Where Pipes and I depart is in that, finally, after decades of bumbling, I see an Israeli public-relations sea change. Michael Oren accounts for 90 percent of it.

UPDATE II: Nebojsa Malic’s take on the winning-through-weakness strategy:

“Israel has a powerful conventional army, navy, air force, and most likely even nuclear weapons (though not officially acknowledged). It has defeated Arab armies on numerous occasions in open warfare, and has successfully fought terrorism and insurgency through special operations. So those who wish it destroyed came up with a way of turning that strength into a weakness: cast themselves as innocent, unarmed, helpless victims and howl as loud as possible about being abused by that very Israel whose strength no one can dispute.”

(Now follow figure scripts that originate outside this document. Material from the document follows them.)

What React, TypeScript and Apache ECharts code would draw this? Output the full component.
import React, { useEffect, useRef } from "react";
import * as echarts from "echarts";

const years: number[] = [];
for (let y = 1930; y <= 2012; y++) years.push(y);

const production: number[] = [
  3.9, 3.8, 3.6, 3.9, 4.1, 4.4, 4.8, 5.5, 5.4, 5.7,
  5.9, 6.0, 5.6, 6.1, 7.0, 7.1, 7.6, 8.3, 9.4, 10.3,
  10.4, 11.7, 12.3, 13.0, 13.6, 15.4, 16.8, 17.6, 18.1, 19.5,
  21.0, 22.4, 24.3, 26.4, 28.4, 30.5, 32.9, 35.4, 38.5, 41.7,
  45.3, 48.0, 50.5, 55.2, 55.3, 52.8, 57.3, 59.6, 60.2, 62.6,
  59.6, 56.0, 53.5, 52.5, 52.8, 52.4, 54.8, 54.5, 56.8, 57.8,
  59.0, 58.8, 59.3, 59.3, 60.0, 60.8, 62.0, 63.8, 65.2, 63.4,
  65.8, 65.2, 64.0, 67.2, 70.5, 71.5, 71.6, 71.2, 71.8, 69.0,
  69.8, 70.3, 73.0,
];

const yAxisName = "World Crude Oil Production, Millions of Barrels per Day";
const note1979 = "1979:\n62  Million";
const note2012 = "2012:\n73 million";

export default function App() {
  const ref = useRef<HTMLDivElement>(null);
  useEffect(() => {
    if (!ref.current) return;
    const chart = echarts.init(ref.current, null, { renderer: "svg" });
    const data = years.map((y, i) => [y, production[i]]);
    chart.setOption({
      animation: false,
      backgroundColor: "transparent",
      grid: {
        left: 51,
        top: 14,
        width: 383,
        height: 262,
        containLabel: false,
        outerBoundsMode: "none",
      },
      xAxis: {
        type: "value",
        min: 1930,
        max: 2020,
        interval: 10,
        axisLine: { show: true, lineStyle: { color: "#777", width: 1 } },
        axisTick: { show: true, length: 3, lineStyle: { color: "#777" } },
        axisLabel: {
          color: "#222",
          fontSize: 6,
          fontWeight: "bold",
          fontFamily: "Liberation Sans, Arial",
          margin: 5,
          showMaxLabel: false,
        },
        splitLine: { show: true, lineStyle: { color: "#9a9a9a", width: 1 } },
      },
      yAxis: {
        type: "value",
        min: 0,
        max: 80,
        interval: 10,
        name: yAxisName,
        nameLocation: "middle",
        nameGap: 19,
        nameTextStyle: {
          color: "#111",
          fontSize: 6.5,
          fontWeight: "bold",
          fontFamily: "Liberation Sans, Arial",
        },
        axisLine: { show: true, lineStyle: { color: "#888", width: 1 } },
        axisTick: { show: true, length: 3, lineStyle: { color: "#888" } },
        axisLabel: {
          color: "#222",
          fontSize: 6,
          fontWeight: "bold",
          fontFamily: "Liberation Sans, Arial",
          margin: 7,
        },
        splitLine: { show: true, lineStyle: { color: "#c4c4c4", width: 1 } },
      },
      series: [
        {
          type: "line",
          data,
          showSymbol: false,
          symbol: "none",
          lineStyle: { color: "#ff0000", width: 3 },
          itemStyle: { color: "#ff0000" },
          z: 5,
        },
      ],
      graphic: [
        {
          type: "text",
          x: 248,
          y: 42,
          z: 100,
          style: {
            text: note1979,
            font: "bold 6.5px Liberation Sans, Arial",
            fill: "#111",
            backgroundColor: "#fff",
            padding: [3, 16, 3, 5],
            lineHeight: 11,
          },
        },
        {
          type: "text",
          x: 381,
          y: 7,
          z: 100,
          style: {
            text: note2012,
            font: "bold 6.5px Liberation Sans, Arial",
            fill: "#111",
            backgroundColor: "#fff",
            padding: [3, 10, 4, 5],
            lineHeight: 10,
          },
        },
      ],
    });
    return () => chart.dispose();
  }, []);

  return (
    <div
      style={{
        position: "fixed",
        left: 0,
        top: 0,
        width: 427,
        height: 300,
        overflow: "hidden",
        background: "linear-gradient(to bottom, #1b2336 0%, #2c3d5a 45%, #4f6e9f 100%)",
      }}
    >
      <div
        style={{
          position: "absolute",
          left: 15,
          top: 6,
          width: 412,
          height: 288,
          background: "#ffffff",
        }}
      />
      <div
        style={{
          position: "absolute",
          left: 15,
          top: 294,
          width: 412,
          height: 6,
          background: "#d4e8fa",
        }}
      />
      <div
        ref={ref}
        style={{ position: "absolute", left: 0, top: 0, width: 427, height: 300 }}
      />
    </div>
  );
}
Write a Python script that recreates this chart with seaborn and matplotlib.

UPDATE III (June 8): Fox News reports:

“In one photo, an Israeli commando is shown lying on the deck of the ship, surrounded by activists. The uncut photo released by IHH shows the hand of an unidentified activist holding a knife. But in the Reuters photo, the hand is visible but the knife has been edited out.”

The blog ‘Little Green Footballs’ challenged Reuters’ editing of the photo.

‘That’s a very interesting way to crop the photo. Most people would consider that knife an important part of the context. There was a huge controversy over whether the activists were armed. Cropping out a knife, in a picture showing a soldier who’s apparently been stabbed, seems like a very odd editorial decision. Unless someone was trying to hide it,’ the blog stated.”